**INSTRUCTIONS FOR THE TASK:** Pick out each line of the records in which the word "this" appears.

**RECORD SET:**
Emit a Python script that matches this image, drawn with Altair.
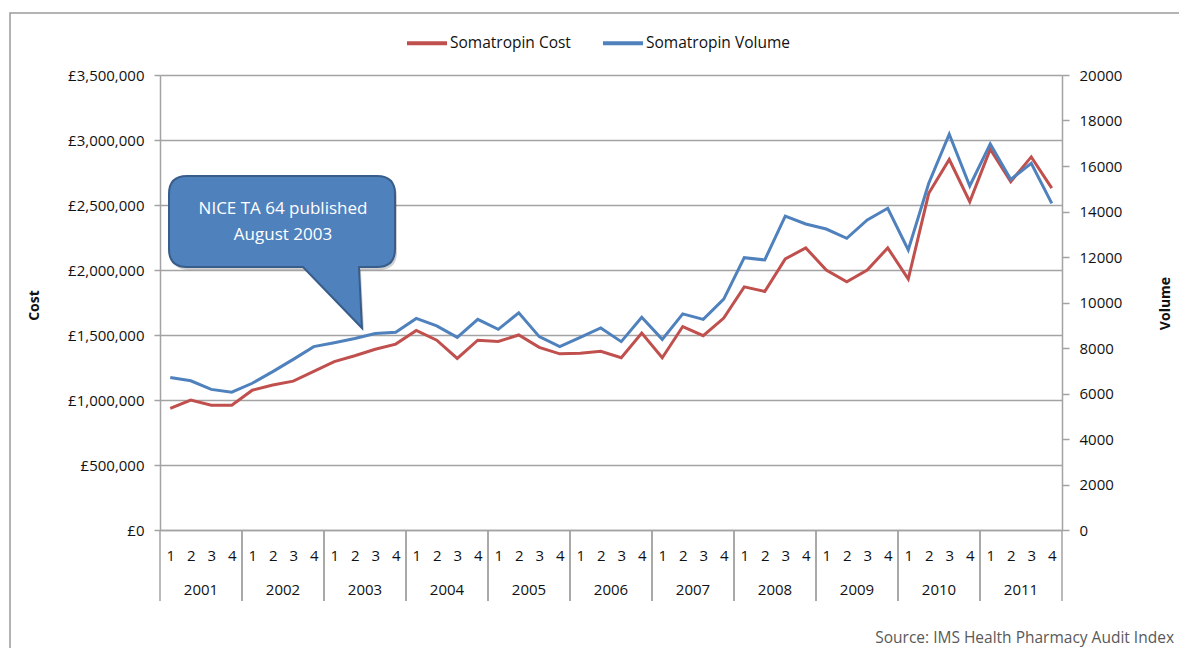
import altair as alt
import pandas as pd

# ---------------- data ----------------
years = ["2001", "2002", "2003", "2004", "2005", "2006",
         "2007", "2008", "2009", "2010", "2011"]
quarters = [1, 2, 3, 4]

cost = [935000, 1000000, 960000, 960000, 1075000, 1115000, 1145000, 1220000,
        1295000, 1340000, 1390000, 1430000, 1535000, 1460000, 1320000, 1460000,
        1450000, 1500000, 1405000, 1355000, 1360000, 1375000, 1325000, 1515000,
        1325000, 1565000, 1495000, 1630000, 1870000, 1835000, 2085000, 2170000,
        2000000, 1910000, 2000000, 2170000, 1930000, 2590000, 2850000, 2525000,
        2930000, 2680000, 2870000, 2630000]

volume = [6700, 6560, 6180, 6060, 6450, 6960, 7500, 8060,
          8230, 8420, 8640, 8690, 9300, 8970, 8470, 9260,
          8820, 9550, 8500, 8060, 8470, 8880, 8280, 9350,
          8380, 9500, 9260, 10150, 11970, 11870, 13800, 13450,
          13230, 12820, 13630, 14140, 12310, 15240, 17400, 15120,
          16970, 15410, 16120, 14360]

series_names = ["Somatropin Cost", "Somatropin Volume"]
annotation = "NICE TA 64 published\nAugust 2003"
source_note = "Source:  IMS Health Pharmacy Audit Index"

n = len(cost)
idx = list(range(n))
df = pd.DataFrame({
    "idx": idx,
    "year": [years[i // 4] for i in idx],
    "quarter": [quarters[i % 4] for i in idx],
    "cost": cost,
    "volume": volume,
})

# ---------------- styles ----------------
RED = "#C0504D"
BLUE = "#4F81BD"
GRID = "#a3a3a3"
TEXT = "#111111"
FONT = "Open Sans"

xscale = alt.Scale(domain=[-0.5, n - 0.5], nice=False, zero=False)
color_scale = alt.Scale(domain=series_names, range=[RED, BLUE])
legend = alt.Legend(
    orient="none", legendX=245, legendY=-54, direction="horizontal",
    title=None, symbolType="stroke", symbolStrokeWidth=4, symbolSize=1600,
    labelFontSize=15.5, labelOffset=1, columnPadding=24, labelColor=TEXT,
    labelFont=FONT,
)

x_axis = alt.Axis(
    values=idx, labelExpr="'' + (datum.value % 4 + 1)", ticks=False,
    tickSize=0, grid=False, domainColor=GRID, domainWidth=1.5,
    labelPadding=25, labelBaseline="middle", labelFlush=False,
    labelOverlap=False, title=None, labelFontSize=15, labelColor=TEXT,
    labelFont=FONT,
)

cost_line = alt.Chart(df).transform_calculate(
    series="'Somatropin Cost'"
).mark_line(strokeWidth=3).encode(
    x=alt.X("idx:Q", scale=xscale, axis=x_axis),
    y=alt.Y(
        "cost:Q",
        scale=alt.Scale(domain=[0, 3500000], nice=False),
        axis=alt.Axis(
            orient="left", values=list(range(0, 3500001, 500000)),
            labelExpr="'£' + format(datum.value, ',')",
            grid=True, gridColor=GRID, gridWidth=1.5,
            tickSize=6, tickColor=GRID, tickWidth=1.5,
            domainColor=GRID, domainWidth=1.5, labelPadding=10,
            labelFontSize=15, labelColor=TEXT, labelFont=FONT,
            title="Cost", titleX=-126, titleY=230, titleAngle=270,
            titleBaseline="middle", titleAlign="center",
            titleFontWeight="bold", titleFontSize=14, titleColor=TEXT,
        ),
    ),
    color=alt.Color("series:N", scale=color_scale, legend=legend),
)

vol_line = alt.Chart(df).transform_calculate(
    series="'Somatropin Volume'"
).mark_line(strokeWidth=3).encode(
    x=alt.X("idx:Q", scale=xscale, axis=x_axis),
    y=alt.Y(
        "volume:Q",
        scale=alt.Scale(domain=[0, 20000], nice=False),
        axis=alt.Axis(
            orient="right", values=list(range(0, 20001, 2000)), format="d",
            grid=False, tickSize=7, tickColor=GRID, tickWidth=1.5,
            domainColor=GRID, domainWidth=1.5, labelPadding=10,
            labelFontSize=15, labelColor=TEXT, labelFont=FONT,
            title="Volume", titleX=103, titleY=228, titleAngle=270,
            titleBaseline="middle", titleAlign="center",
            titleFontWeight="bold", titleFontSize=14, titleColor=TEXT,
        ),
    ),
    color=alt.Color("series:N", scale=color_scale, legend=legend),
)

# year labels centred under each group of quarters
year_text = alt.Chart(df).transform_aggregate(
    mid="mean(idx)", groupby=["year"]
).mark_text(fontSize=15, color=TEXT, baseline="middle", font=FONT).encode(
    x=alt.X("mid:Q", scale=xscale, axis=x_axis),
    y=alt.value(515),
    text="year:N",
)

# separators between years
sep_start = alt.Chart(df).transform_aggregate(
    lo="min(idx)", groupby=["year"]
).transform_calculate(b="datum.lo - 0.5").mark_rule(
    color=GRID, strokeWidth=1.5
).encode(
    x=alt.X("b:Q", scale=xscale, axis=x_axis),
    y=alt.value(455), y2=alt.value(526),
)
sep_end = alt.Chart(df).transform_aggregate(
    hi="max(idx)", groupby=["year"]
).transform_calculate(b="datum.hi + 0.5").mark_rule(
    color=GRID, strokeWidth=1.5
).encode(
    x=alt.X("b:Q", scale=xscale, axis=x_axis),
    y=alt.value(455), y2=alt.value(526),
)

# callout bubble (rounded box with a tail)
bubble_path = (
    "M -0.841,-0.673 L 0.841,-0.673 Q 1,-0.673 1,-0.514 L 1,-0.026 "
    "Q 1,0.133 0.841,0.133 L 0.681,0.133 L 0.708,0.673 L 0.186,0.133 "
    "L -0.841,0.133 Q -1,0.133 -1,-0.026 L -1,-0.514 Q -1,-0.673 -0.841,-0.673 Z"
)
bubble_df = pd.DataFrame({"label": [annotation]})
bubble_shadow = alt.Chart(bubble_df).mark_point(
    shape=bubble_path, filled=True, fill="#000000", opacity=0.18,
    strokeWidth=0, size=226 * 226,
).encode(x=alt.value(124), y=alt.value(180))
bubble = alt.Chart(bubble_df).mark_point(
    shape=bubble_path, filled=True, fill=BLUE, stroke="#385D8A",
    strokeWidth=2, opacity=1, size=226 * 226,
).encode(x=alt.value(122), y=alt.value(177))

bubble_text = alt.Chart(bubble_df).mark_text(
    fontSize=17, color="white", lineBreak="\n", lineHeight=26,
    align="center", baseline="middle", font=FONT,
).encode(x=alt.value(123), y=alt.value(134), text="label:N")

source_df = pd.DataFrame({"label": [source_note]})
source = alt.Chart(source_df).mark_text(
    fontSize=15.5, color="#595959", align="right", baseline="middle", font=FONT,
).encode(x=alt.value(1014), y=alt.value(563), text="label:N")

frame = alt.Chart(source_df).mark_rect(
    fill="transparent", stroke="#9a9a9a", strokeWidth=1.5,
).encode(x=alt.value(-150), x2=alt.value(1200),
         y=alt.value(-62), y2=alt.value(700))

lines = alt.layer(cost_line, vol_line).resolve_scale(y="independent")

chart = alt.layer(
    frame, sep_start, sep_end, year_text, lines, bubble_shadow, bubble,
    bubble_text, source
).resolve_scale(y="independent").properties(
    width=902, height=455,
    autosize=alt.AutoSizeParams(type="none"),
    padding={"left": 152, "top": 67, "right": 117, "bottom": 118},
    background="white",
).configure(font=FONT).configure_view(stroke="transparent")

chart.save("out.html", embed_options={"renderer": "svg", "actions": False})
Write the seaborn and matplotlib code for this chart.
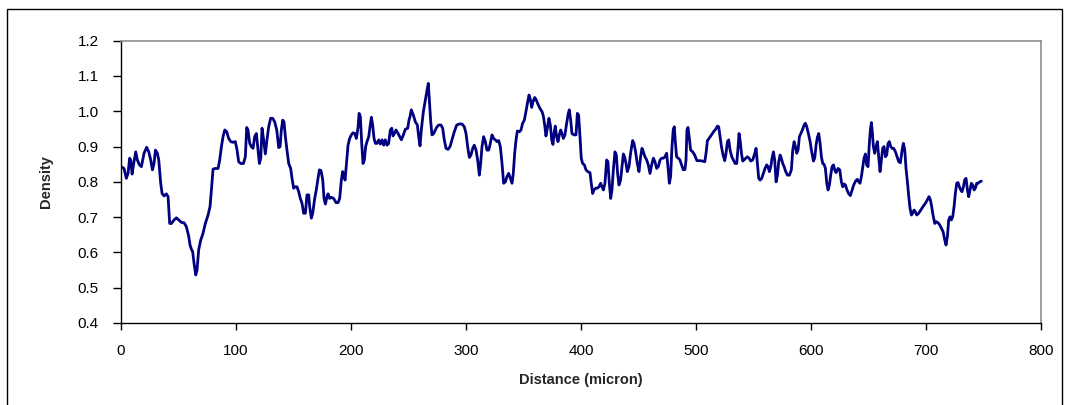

**OUTPUT BELOW:**
Emit a Python script that matches this image, drawn with Altair.
Write the seaborn and matplotlib code for this chart.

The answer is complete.